Saturday Morning Breakfast Cereal by Zach Weinersmith for September 10, 2015
Transcript:
I just don't get how people fall for these crazy cult leaders. I thought you were looking for job openings. Excuse me. Would you be interested in living for free on a country farm where you get to work with your hands every day and have 100% job security? What's the catch? You have to believe in a very simple cosmology with clear rules, which was designed to make you feel good about yourself. Ten seconds later... All glory to Zortran the alien God!

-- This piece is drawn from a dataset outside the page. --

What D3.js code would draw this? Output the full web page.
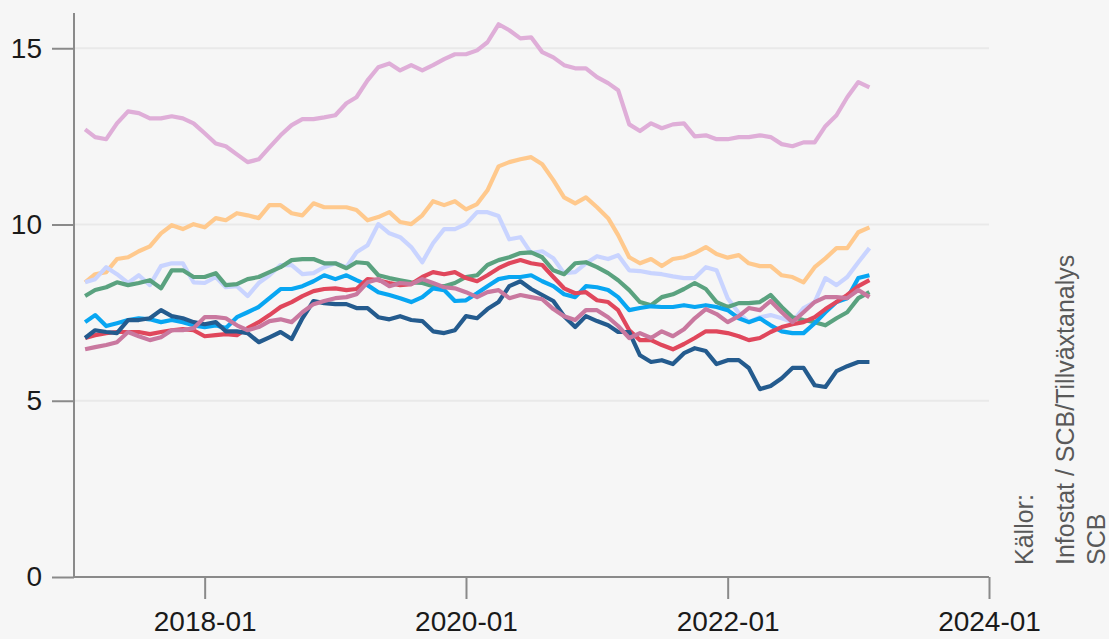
<!DOCTYPE html>
<html>
<head>
<meta charset="utf-8">
<script src="https://cdn.jsdelivr.net/npm/d3@7"></script>
<style>
  html, body { margin: 0; padding: 0; background: #f6f6f6; }
  #chart-container { width: 1109px; height: 639px; }
  text { font-family: "Liberation Sans", Arial, sans-serif; }
</style>
</head>
<body>
<div id="chart-container"></div>
<script>
'use strict';

// first month of data, one value per month after that
const startMonth = "2017-02"

const seriesNames = ["s1", "s2", "s3", "s4", "s5", "s6", "s7", "s8"]
const seriesColors = ["#dfaed8", "#ffc98d", "#c9d4ff", "#5aa27f", "#08a6f2", "#e0475c", "#245b8e", "#c9789f"]

const s1 = [12.70,12.48,12.42,12.87,13.21,13.16,13.01,13.01,13.07,13.01,12.87,12.59,12.30,12.22,11.99,11.77,11.85,12.19,12.53,12.82,12.99,12.99,13.04,13.10,13.44,13.61,14.09,14.46,14.57,14.37,14.52,14.37,14.52,14.69,14.83,14.83,14.94,15.17,15.68,15.51,15.28,15.31,14.89,14.74,14.52,14.43,14.43,14.18,14.01,13.81,12.84,12.65,12.87,12.73,12.84,12.87,12.50,12.53,12.42,12.42,12.48,12.48,12.53,12.48,12.28,12.22,12.33,12.33,12.79,13.10,13.61,14.04,13.89]
const s2 = [8.36,8.59,8.65,9.02,9.07,9.24,9.38,9.75,9.98,9.87,10.01,9.92,10.18,10.12,10.32,10.26,10.18,10.55,10.55,10.32,10.26,10.60,10.49,10.49,10.49,10.41,10.12,10.21,10.35,10.07,10.01,10.26,10.66,10.55,10.66,10.43,10.58,10.97,11.65,11.77,11.85,11.91,11.71,11.26,10.77,10.60,10.77,10.49,10.18,9.70,9.07,8.90,9.02,8.82,9.02,9.07,9.19,9.36,9.16,9.06,9.13,8.90,8.82,8.82,8.56,8.51,8.36,8.79,9.04,9.33,9.33,9.78,9.92]
const s3 = [8.36,8.45,8.79,8.59,8.34,8.56,8.28,8.82,8.90,8.90,8.36,8.34,8.51,8.22,8.25,7.97,8.34,8.56,8.85,8.85,8.59,8.62,8.79,8.90,8.79,9.21,9.41,10.01,9.75,9.64,9.36,8.93,9.47,9.87,9.87,10.01,10.35,10.35,10.24,9.58,9.64,9.19,9.24,9.04,8.62,8.65,8.90,9.10,9.02,9.13,8.70,8.68,8.62,8.59,8.53,8.48,8.48,8.79,8.70,7.91,7.49,7.23,7.37,7.43,7.34,7.23,7.63,7.80,8.48,8.28,8.51,8.93,9.33]
const s4 = [7.97,8.14,8.22,8.36,8.28,8.34,8.42,8.19,8.70,8.70,8.51,8.51,8.62,8.28,8.31,8.45,8.51,8.65,8.79,8.99,9.02,9.02,8.90,8.90,8.76,8.93,8.90,8.56,8.48,8.42,8.36,8.34,8.25,8.25,8.34,8.51,8.56,8.85,8.99,9.07,9.19,9.21,9.07,8.70,8.59,8.90,8.93,8.79,8.62,8.42,8.14,7.80,7.71,7.94,8.02,8.17,8.34,8.17,7.80,7.66,7.77,7.77,7.80,8.00,7.66,7.37,7.29,7.23,7.14,7.34,7.51,7.91,8.08]
const s5 = [7.23,7.43,7.12,7.20,7.29,7.34,7.31,7.23,7.29,7.23,7.14,7.09,7.14,7.06,7.37,7.51,7.66,7.91,8.17,8.17,8.25,8.39,8.56,8.45,8.56,8.42,8.28,8.08,8.00,7.91,7.80,7.94,8.19,8.14,7.83,7.85,8.05,8.25,8.45,8.51,8.51,8.56,8.39,8.25,8.02,7.94,8.25,8.22,8.14,7.94,7.57,7.63,7.68,7.66,7.66,7.71,7.66,7.71,7.66,7.57,7.34,7.23,7.34,7.14,6.97,6.92,6.92,7.20,7.51,7.80,7.91,8.48,8.56]
const s6 = [6.78,6.86,6.92,6.95,6.95,6.95,6.89,6.95,7.00,7.03,7.00,6.83,6.86,6.89,6.86,7.06,7.23,7.43,7.66,7.80,7.97,8.11,8.17,8.19,8.14,8.17,8.45,8.42,8.34,8.28,8.31,8.51,8.65,8.59,8.65,8.48,8.39,8.56,8.76,8.90,8.99,8.90,8.85,8.51,8.19,8.05,8.08,7.85,7.80,7.57,7.00,6.72,6.72,6.58,6.46,6.61,6.78,6.97,6.97,6.92,6.83,6.72,6.78,6.95,7.09,7.17,7.23,7.37,7.60,7.80,8.00,8.25,8.42]
const s7 = [6.78,7.00,6.95,6.92,7.29,7.29,7.34,7.57,7.40,7.34,7.23,7.17,7.23,6.97,6.97,6.92,6.66,6.80,6.95,6.75,7.34,7.83,7.77,7.74,7.74,7.63,7.63,7.37,7.31,7.40,7.29,7.26,6.97,6.92,7.00,7.40,7.34,7.60,7.80,8.25,8.39,8.17,8.00,7.83,7.40,7.09,7.40,7.26,7.14,6.95,6.95,6.29,6.10,6.15,6.04,6.35,6.49,6.41,6.04,6.15,6.15,5.93,5.33,5.42,5.64,5.93,5.93,5.44,5.39,5.84,5.98,6.10,6.10]
const s8 = [6.46,6.52,6.58,6.66,6.95,6.83,6.72,6.80,7.00,7.00,7.06,7.37,7.37,7.34,7.14,7.00,7.09,7.26,7.31,7.23,7.51,7.74,7.83,7.91,7.94,8.02,8.36,8.45,8.25,8.34,8.31,8.45,8.34,8.22,8.19,8.08,7.94,8.08,8.14,7.91,8.00,7.94,7.88,7.60,7.40,7.29,7.57,7.57,7.37,7.12,6.78,6.92,6.78,6.97,6.83,7.03,7.34,7.60,7.46,7.23,7.40,7.63,7.57,7.83,7.51,7.23,7.51,7.80,7.94,7.94,7.91,8.14,7.94]

const seriesValues = [s1, s2, s3, s4, s5, s6, s7, s8]

// axis ticks
const yTicks = [0, 5, 10, 15]
const xTicks = ["2018-01", "2020-01", "2022-01", "2024-01"]
const xDomain = ["2017-01", "2024-01"]
const yDomain = [0, 16]

const sourceLines = ["Källor:", "Infostat / SCB/Tillväxtanalys", "SCB"]

const svgWidth = 1109
const svgHeight = 639

const margin = { left: 74, right: 120, top: 13, bottom: 62 }

const parseMonth = d3.timeParse("%Y-%m")

const svg = d3.select("#chart-container").append("svg")
  .attr("width", svgWidth)
  .attr("height", svgHeight)

svg.append("rect")
  .attr("width", svgWidth)
  .attr("height", svgHeight)
  .attr("fill", "#f6f6f6")

const xScale = d3.scaleTime()
  .domain(xDomain.map(parseMonth))
  .range([margin.left, svgWidth - margin.right])

const yScale = d3.scaleLinear()
  .domain(yDomain)
  .range([svgHeight - margin.bottom, margin.top])

const plotRight = svgWidth - margin.right
const plotBottom = svgHeight - margin.bottom

//grid lines
svg.append("g")
  .selectAll("line")
  .data(yTicks.filter(t => t > 0))
  .join("line")
  .attr("x1", margin.left)
  .attr("x2", plotRight)
  .attr("y1", d => yScale(d))
  .attr("y2", d => yScale(d))
  .attr("stroke", "#e9e9e9")
  .attr("stroke-width", 2)

//y axis
const yAxis = d3.axisLeft(yScale)
  .tickValues(yTicks)
  .tickSize(22)
  .tickPadding(10)
  .tickFormat(d3.format("d"))

const yAxisG = svg.append("g")
  .attr("transform", "translate(" + margin.left + ",0)")
  .call(yAxis)

//x axis
const xAxis = d3.axisBottom(xScale)
  .tickValues(xTicks.map(parseMonth))
  .tickSize(22)
  .tickPadding(12)
  .tickFormat(d3.timeFormat("%Y-%m"))

const xAxisG = svg.append("g")
  .attr("transform", "translate(0," + plotBottom + ")")
  .call(xAxis)

;[yAxisG, xAxisG].forEach(g => {
  g.select(".domain").attr("stroke", "#8a8a8a").attr("stroke-width", 2)
  g.selectAll(".tick line").attr("stroke", "#8a8a8a").attr("stroke-width", 2)
  g.selectAll(".tick text")
    .attr("fill", "#1a1a1a")
    .style("font-size", "28px")
    .style("font-family", "'Liberation Sans', Arial, sans-serif")
})
xAxisG.select(".domain").attr("d", "M" + margin.left + ",0H" + plotRight)
yAxisG.select(".domain").attr("d", "M0," + margin.top + "V" + plotBottom)

//the lines
const start = parseMonth(startMonth)
const line = d3.line()
  .x((d, i) => xScale(d3.timeMonth.offset(start, i)))
  .y(d => yScale(d))

svg.append("g")
  .selectAll("path")
  .data(seriesValues)
  .join("path")
  .attr("class", (d, i) => "series " + seriesNames[i])
  .attr("d", line)
  .attr("fill", "none")
  .attr("stroke", (d, i) => seriesColors[i])
  .attr("stroke-width", 4.2)
  .attr("stroke-linejoin", "round")
  .attr("stroke-linecap", "butt")

//sources, rotated on the right side
const sourceX = [1033, 1074, 1105]
svg.append("g")
  .selectAll("text")
  .data(sourceLines)
  .join("text")
  .attr("transform", (d, i) => "translate(" + sourceX[i] + ",565) rotate(-90)")
  .attr("text-anchor", "start")
  .attr("fill", "#595959")
  .style("font-size", "25px")
  .text(d => d)
</script>
</body>
</html>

Brass Orchid Premium Member over 9 years ago
As an added benefit, when you die, they pay for all the arrangements. Sure, they grind you up and compost you before spreading you on the fields, but that’s really all explained in chapter 3, verses 10 through 27.
Ida No over 9 years ago
I for one welcome our Zortran overlords.(Obviously, they’re MUCH better than the old Fortran gods.)
emptc12 over 9 years ago
So Zortran is a sort of feel-good Zardoz? Does he have a flying Godhead that spews out lollipops and bubblegum? Where do I join?!
PoodleGroomer over 9 years ago
I am waiting for a fight to break out between the followers of Microsoft, Apple, and Linux denominations; worshipers of INTEL and The Church of AMD and the Latter Day Processors.